As the conversation unfolded, a broader pattern became visible. Peak weeks amplify everything. Pressure, urgency, emotion, and small points of friction. In those conditions, teams often default to improvisation. Decisions slow as people seek consensus. Authority blurs as everyone tries to be helpful. Work expands rather than narrows, even as capacity tightens. The result is not chaos, but a quieter erosion of effectiveness at the exact moment execution matters most.
This is where the idea of a peak week playbook resonated so strongly. Not as a replacement for SOPs, but as a complementary habit designed for moments of volatility. A peak week playbook does one thing exceptionally well. It removes ambiguity before the surge hits. It clarifies how decisions will be made under pressure, what priorities win when demands collide, and which tradeoffs are acceptable in service of the outcome that matters most.

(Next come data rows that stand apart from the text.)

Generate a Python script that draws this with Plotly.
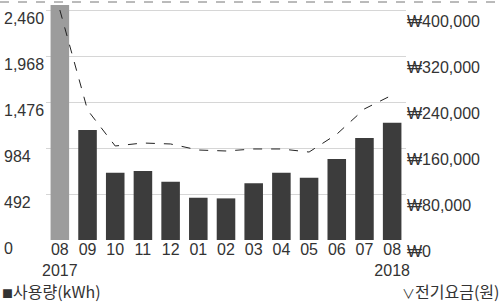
import plotly.graph_objects as go

# ---- data ----
months = ["08<br>2017", "09", "10", "11", "12", "01", "02", "03", "04", "05", "06", "07", "08<br>2018"]
usage_kwh = [2520, 1177, 720, 738, 624, 452, 445, 606, 720, 667, 866, 1091, 1255]
bill_won = [400000, 226000, 163500, 168700, 167000, 156500, 154800, 158300, 158300, 153000, 184000, 228000, 252000]
left_ticks = [0, 492, 984, 1476, 1968, 2460]
left_tick_text = ["0", "492", "984", "1,476", "1,968", "2,460"]
right_ticks = [0, 80000, 160000, 240000, 320000, 400000]
right_tick_text = ["₩0", "₩80,000", "₩160,000", "₩240,000", "₩320,000", "₩400,000"]
bar_colors = ["#9c9c9c"] + ["#3c3c3c"] * 12

W, H = 501, 303
T, B = 5, 63
plot_h = H - T - B
y_top = 2460 + (10 - T) * 2460 / (240 - 10)
y2_top = 400000 * y_top / 2460

x_idx = list(range(len(months)))

fig = go.Figure()
fig.add_trace(go.Bar(
    x=x_idx, y=usage_kwh, marker=dict(color=bar_colors, line=dict(width=0)),
    width=0.67, yaxis="y", showlegend=False,
))
fig.add_trace(go.Scatter(
    x=x_idx, y=bill_won, mode="lines", yaxis="y2",
    line=dict(color="#222222", width=1, dash="dash"), showlegend=False,
))

font_num = "Liberation Sans, Arial, sans-serif"
fig.update_layout(
    width=W, height=H,
    margin=dict(l=0, r=0, t=T, b=B, autoexpand=False),
    plot_bgcolor="white", paper_bgcolor="white",
    font=dict(family=font_num, size=16, color="#333333"),
    xaxis=dict(
        domain=[46 / W, 406 / W], range=[-0.5, 12.5], automargin=False,
        tickvals=x_idx, ticktext=months, tickangle=0, showgrid=False, zeroline=False,
        showline=False, ticks="", ticklabelstandoff=-2,
        tickfont=dict(size=16, color="#333333"),
    ),
    yaxis=dict(
        range=[0, y_top], tickvals=left_ticks, ticktext=left_tick_text, automargin=False,
        anchor="free", position=0, side="left", ticklabelposition="inside",
        ticklabeloverflow="allow",
        showgrid=True, gridcolor="#d6d6d6", gridwidth=1, zeroline=False,
        showline=False, ticks="", ticklabelshift=8,
        tickfont=dict(size=16, color="#333333"),
    ),
    yaxis2=dict(
        range=[0, y2_top], tickvals=right_ticks, ticktext=right_tick_text, automargin=False,
        overlaying="y", side="right", anchor="x", showgrid=False,
        ticklabeloverflow="allow",
        zeroline=False, showline=False, ticks="", ticklabelshift=11,
        tickfont=dict(size=16, color="#333333"),
    ),
)

# scanned page border dashed line at top
fig.add_shape(type="line", xref="paper", yref="paper", x0=0, x1=1,
              y0=(240 - 2) / plot_h, y1=(240 - 2) / plot_h,
              line=dict(color="#777777", width=1, dash="dash"))

kfont = "Noto Sans CJK KR, sans-serif"
fig.add_annotation(xref="paper", yref="paper", x=0, y=(240 - 291) / plot_h,
                   xanchor="left", yanchor="middle", showarrow=False,
                   text="<span style='font-size:11px'>■</span>사용량(kWh)",
                   font=dict(family=kfont, size=16, color="#333333"))
fig.add_annotation(xref="paper", yref="paper", x=1, y=(240 - 291) / plot_h,
                   xanchor="right", yanchor="middle", showarrow=False,
                   text="<span style='font-size:13px'>∨</span>전기요금(원)",
                   font=dict(family=kfont, size=16, color="#333333"))

fig.write_html("out.html", config={"displayModeBar": False},
               post_script="document.body.style.margin='0';")
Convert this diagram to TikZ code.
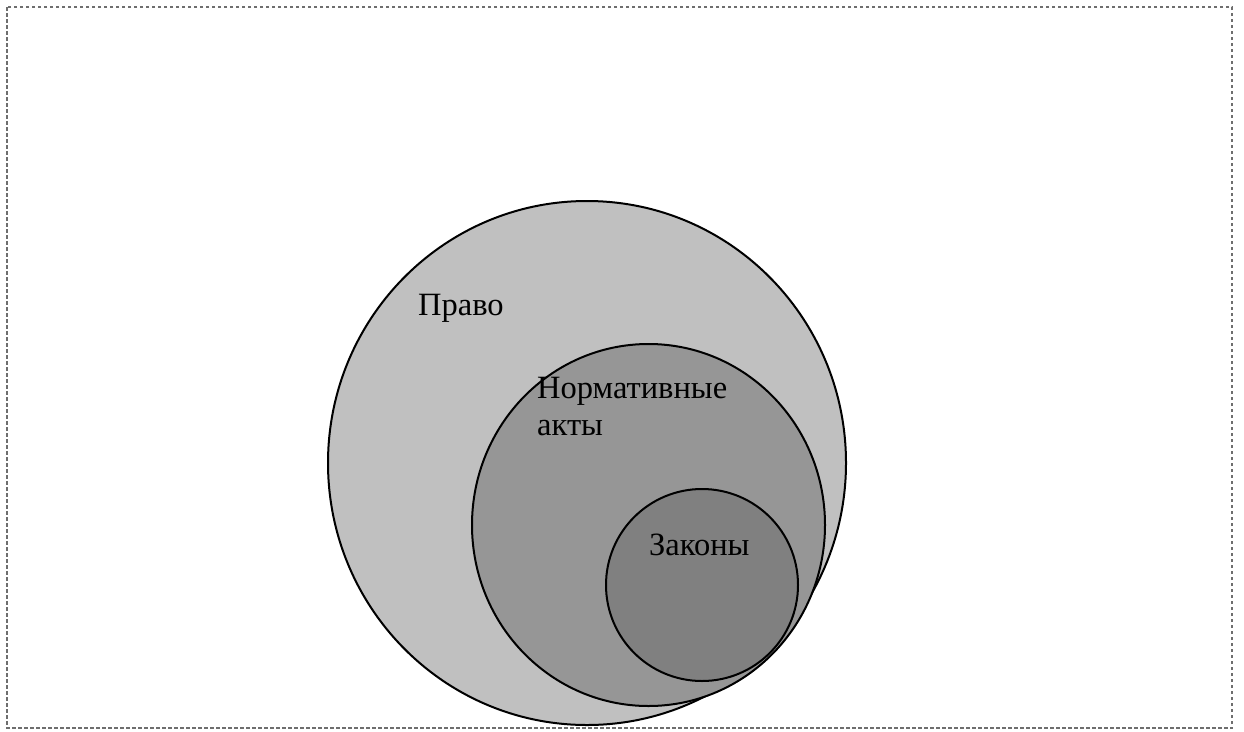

In high-stakes retail environments, peak weeks are often treated as tests of endurance. The implicit expectation is that experienced teams will rise to the occasion and figure it out in real time. But endurance is not the same as alignment. Teams perform best under pressure when they are not forced to renegotiate authority, priorities, and tradeoffs in the middle of the storm.
Peak weeks are not the time to decide how decisions get made. They are the time to execute decisions that were already agreed upon. Leaders who recognize this build a quiet but durable advantage. They reduce friction when stakes are highest, protect decision quality under stress, and allow their teams to focus energy where it will actually move results. Over time, this kind of pre-planning becomes less about surviving the surge and more about consistently winning it.